From the listing below, return each line that includes "this".

Entries with chart source code
-------------------------
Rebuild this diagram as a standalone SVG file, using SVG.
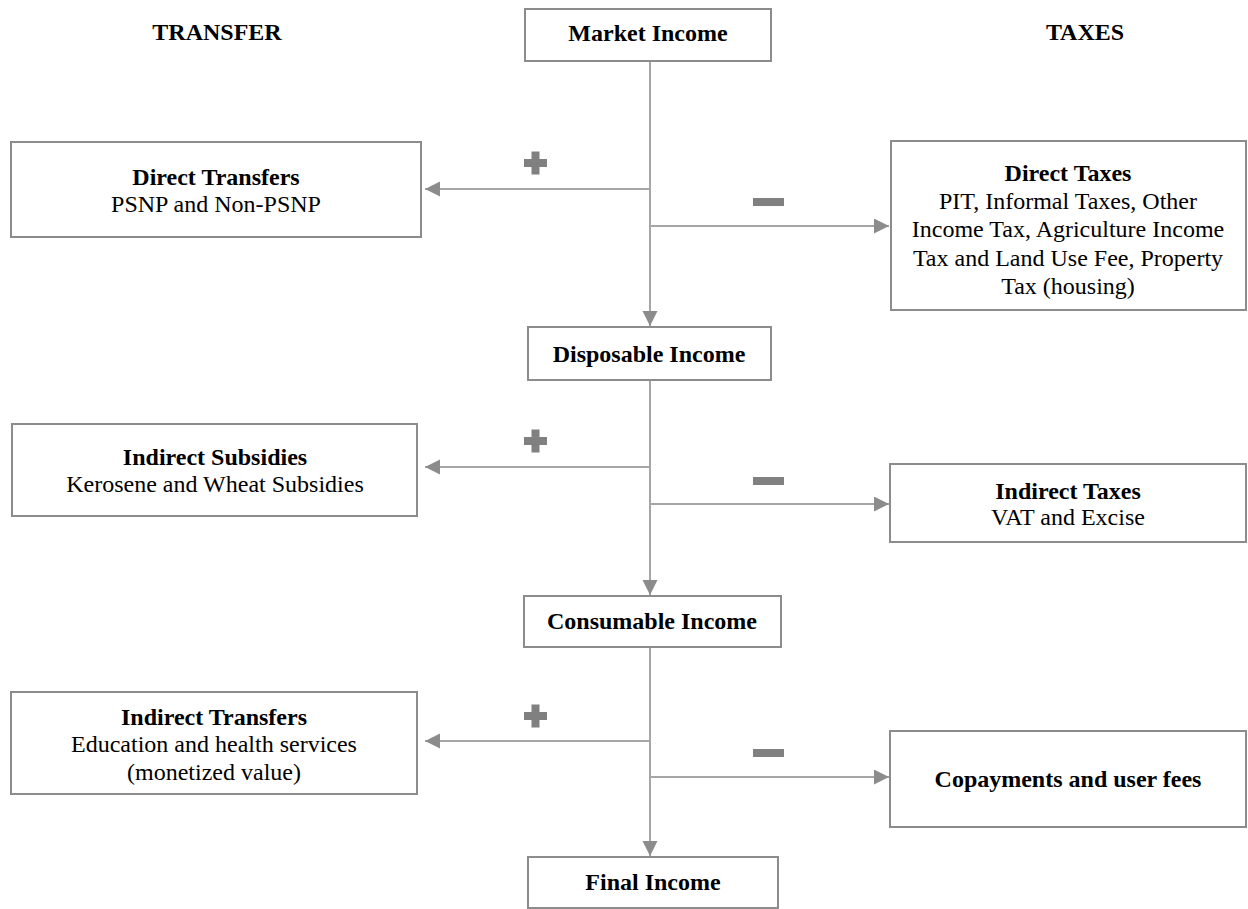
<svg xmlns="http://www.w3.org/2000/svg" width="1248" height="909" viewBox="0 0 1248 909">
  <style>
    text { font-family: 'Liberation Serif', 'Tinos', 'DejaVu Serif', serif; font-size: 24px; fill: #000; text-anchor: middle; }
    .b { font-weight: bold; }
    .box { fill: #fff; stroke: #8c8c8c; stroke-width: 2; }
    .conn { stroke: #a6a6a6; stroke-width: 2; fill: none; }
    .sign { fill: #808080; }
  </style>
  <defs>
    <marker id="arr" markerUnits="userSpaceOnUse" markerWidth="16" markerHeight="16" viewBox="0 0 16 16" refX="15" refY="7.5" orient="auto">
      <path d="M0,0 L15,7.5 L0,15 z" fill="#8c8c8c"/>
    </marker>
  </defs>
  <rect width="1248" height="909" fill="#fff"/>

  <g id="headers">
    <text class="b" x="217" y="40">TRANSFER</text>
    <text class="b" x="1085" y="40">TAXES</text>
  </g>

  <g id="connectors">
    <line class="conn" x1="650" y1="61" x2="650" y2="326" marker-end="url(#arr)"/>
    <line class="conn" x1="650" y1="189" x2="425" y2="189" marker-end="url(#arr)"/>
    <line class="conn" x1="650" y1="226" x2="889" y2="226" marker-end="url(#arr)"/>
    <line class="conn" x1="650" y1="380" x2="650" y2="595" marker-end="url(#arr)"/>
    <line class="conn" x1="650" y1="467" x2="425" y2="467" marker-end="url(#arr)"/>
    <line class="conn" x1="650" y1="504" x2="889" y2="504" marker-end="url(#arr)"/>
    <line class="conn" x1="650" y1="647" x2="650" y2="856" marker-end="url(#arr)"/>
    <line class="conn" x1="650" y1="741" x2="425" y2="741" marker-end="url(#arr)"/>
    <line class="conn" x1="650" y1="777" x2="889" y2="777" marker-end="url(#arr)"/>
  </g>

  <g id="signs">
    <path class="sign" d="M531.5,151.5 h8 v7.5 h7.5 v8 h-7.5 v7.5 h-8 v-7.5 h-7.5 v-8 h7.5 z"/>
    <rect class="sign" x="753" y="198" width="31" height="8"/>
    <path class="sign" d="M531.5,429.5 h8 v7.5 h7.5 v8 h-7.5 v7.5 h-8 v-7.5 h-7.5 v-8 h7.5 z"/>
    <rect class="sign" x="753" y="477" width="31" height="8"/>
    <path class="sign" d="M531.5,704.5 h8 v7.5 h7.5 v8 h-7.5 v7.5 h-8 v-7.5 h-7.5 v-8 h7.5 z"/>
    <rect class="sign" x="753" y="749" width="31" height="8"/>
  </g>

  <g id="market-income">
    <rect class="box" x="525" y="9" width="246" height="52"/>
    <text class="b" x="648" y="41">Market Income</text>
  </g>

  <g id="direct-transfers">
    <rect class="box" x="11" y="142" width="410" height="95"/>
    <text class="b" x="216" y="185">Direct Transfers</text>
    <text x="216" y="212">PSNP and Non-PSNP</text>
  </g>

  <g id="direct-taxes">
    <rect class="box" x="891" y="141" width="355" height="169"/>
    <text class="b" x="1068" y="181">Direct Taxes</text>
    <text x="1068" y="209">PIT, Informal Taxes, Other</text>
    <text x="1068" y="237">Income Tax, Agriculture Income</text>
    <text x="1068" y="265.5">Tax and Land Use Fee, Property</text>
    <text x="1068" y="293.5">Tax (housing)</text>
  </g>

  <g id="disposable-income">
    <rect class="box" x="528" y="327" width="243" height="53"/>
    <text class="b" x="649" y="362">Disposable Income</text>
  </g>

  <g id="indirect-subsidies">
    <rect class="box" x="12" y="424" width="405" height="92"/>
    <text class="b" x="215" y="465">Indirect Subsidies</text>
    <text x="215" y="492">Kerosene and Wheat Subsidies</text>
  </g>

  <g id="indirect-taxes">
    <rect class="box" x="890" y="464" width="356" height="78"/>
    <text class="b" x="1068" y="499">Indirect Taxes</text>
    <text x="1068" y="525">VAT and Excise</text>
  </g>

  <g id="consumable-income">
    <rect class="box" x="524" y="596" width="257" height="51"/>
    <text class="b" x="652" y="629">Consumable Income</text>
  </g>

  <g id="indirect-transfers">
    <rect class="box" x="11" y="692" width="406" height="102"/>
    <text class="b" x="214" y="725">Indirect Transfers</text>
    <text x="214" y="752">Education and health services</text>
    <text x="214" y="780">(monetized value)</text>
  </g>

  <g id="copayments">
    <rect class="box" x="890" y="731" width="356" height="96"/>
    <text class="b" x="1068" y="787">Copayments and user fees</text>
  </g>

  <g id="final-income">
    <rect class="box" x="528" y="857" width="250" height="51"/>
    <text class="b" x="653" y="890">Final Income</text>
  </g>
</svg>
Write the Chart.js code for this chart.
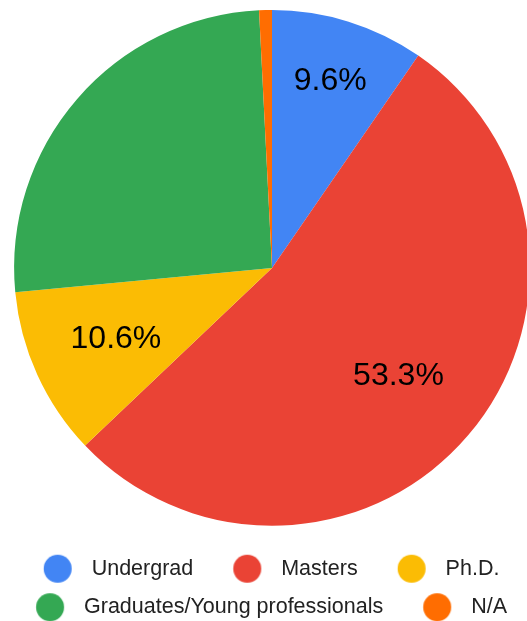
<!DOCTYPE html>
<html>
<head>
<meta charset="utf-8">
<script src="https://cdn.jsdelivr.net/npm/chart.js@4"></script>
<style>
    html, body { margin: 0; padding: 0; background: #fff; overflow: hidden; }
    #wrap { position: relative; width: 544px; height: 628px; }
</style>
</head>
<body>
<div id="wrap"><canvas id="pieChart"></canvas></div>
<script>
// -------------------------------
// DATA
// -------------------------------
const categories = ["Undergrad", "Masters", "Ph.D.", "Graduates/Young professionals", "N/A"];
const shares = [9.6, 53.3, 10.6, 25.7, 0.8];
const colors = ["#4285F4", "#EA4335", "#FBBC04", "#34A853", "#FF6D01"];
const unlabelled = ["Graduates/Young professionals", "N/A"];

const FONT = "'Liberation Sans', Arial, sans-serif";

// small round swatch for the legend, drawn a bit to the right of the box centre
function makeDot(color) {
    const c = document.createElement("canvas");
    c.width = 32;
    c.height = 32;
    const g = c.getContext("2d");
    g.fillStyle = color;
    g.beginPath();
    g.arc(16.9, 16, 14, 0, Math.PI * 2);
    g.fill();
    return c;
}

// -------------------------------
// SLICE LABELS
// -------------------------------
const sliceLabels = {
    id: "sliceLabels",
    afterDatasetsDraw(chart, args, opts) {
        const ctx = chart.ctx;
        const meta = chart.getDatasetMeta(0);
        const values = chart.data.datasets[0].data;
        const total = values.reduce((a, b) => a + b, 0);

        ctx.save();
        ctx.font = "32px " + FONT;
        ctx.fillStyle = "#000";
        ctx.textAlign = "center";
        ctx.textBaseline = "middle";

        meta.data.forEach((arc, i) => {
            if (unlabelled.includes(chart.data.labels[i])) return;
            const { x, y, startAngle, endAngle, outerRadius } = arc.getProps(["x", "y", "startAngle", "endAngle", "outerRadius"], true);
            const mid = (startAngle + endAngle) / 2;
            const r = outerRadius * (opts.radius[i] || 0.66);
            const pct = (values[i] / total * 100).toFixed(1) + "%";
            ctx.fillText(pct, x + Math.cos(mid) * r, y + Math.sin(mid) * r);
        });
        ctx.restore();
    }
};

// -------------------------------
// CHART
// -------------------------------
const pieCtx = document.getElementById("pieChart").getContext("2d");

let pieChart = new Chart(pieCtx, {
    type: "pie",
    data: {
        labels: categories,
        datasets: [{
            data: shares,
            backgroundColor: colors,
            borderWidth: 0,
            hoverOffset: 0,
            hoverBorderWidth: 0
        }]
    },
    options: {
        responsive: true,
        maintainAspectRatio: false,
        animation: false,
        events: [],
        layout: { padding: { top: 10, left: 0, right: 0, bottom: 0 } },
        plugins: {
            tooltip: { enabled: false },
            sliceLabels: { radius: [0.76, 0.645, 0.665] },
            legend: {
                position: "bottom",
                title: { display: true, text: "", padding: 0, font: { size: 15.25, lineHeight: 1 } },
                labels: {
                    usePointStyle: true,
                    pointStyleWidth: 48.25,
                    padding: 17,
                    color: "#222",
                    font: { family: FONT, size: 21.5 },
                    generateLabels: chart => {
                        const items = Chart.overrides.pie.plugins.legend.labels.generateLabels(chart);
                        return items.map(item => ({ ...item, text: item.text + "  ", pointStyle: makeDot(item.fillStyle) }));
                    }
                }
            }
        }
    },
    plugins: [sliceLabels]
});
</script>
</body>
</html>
-------------------------
### ANSWER TO THE TASK
Rebuild this diagram as a standalone SVG file, using SVG.
Write the Chart.js code for this chart.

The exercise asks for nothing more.